E se a smarcarsi fosse l’Italia?
«Questo Meloni può forse sognarlo, ma non realizzarlo. Siamo troppo legati all’Europa e dentro i suoi meccanismi per pensare che il giochino funzioni».
Grandi movimenti al centro. Serve o no la fondazione di un nuovo partito di area?
«Sì, proprio per le ragioni che spiegavo prima. Per allargare l’offerta elettorale è utile un partito che parli di più ai moderati, che recuperi l’astensionismo di quell’area, che contenda i voti a Forza Italia. Attenzione, non una gamba esterna del Pd né un partito dei cattolici, che giustamente stanno ovunque. Quanto a noi cattolici democratici, non possiamo che restare in una forza progressista come ci hanno insegnato Zaccagnini e Granelli».
Renzi e Calenda devono sparire?
«Devono solo essere generosi».
Il Pd che appalta la rappresentanza del centro a una forza esterna rinuncia a una delle ragioni della sua fondazione.
«Ho creduto alla vocazione maggioritaria e non lo rinnego. Abbiamo provato ogni strada, avuto segretari di ogni genere. Il calmo e l’aggressivo, il comunista e il democristiano. Risultato? Se anche il Pd arrivasse di nuovo al 30%, non basterebbe, serve comunque una alleanza. Per questo considero straordinario il lavoro di Schlein, che ha recuperato dall’astensionismo, dai delusi e dai 5S».
L’accordo elettorale di cui parla potrebbe estendersi a Forza Italia?

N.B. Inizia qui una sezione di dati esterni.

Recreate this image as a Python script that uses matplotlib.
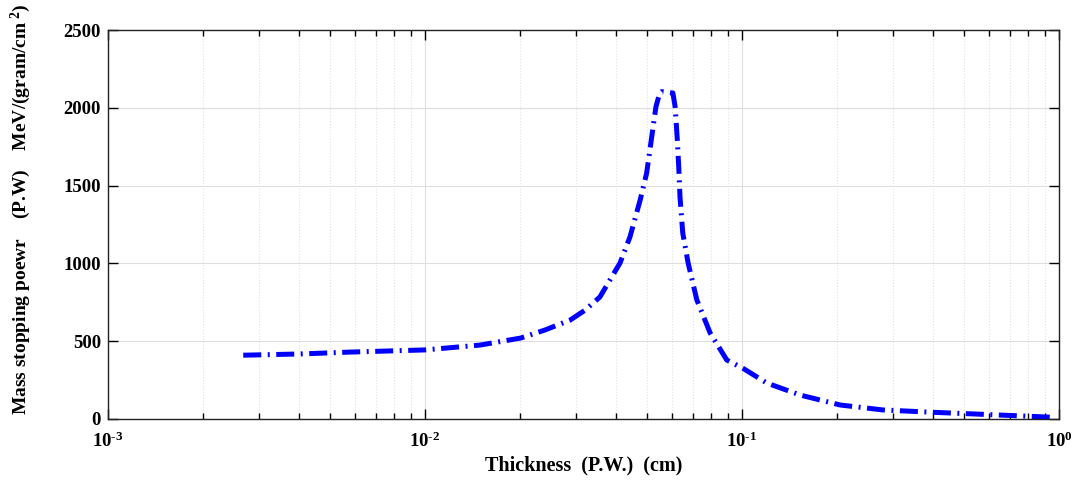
import matplotlib
matplotlib.use("Agg")
import matplotlib.pyplot as plt
from matplotlib.ticker import LogLocator, NullFormatter, MultipleLocator, FuncFormatter
import math

plt.rcParams['font.family'] = ['Liberation Serif', 'DejaVu Serif']
plt.rcParams['font.weight'] = 'bold'
plt.rcParams['mathtext.fontset'] = 'custom'
plt.rcParams['mathtext.rm'] = 'Liberation Serif:bold'
plt.rcParams['mathtext.it'] = 'Liberation Serif:bold:italic'
plt.rcParams['mathtext.bf'] = 'Liberation Serif:bold'

thickness = [0.00267, 0.00404, 0.00579, 0.0100, 0.0149, 0.0200, 0.0239, 0.0287,
             0.0320, 0.0356, 0.0412, 0.0443, 0.0477, 0.0500, 0.0535, 0.0549,
             0.0558, 0.0605, 0.0615, 0.0625, 0.0632, 0.0637, 0.0650, 0.0676,
             0.0720, 0.0793, 0.0895, 0.1008, 0.1197, 0.1525, 0.2039, 0.2786,
             0.4009, 0.5757, 0.957]
stopping = [410, 418, 430, 444, 475, 520, 572, 636,
            700, 784, 1002, 1170, 1407, 1580, 2007, 2090,
            2104, 2095, 2007, 1790, 1600, 1429, 1195, 1002,
            765, 553, 379, 325, 231, 154, 90, 58,
            43, 30, 11]

fig = plt.figure(figsize=(10.74, 4.84), dpi=100)
ax = fig.add_axes([0.1006, 0.1343, 0.8855, 0.8037])

ax.plot(thickness, stopping, color='#0000ff', linewidth=3.6,
        dashes=(3.6, 1.3, 0.4, 1.3))

ax.set_xscale('log')
ax.set_xlim(1e-3, 1)
ax.set_ylim(0, 2500)
ax.yaxis.set_major_locator(MultipleLocator(500))
ax.xaxis.set_major_locator(LogLocator(base=10))
ax.xaxis.set_minor_locator(LogLocator(base=10, subs=range(2, 10)))
ax.xaxis.set_minor_formatter(NullFormatter())


def logfmt(v, pos):
    e = int(round(math.log10(v)))
    if e < 0:
        return r'$\mathdefault{10^{\text{-}%d}}$' % (-e)
    return r'$\mathdefault{10^{%d}}$' % e


ax.xaxis.set_major_formatter(FuncFormatter(logfmt))

ax.grid(True, which='major', color='#dedede', linewidth=0.8, linestyle='-')
ax.grid(True, which='minor', axis='x', color='#e2e2e2', linewidth=0.8, linestyle=':')
ax.set_axisbelow(True)

ax.tick_params(which='major', direction='in', length=7.5, width=1, top=True, right=True,
               labelsize=13.5, pad=5)
ax.tick_params(axis='x', which='major', pad=9)
ax.tick_params(which='minor', direction='in', length=4, width=1, top=True, right=True)
for s in ax.spines.values():
    s.set_linewidth(1.0)
    s.set_color('#222222')

ax.set_xlabel('Thickness  (P.W.)  (cm)', fontsize=14.5, fontweight='bold', labelpad=3)
ax.set_ylabel(r'Mass stopping poewr    (P.W)    MeV/(gram/cm$^{\ 2}$)', fontsize=14,
              fontweight='bold')
ax.yaxis.set_label_coords(-0.079, 0.54)

fig.savefig('out.png', dpi=100)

«Penso che, se Berlusconi fosse rimasto in vita, non avrebbe accettato a lungo di stare in un centrodestra guidato dalla destra estrema. Sia chiaro, però, il mio non è un appello a Forza Italia, perché penso che non si muoverà da dov’è. Sbagliando, perché con una legge tutta proporzionale sarebbe arbitra dei governi per i prossimi vent’anni».
L’ha detto a Tajani?
«No. I forzisti hanno in tasca il biglietto della lotteria ma non lo sanno».
Si aspetta che uno dei figli di Berlusconi scenda in campo?
«Non so, ma il fiuto mi dice di no».
Non teme che prima delle Politiche qualcuno nel Pd possa avere voglia di un altro passaggio di proprietà, come per la sua vecchia moto?
«Schlein è solida e vincente. Si sottovaluta la sua scelta di non partecipare al chiacchiericcio di giornata e parlare solo di temi concreti. Questo talvolta la fa apparire assente mentre, secondo me, alla gente arriva proprio il contrario».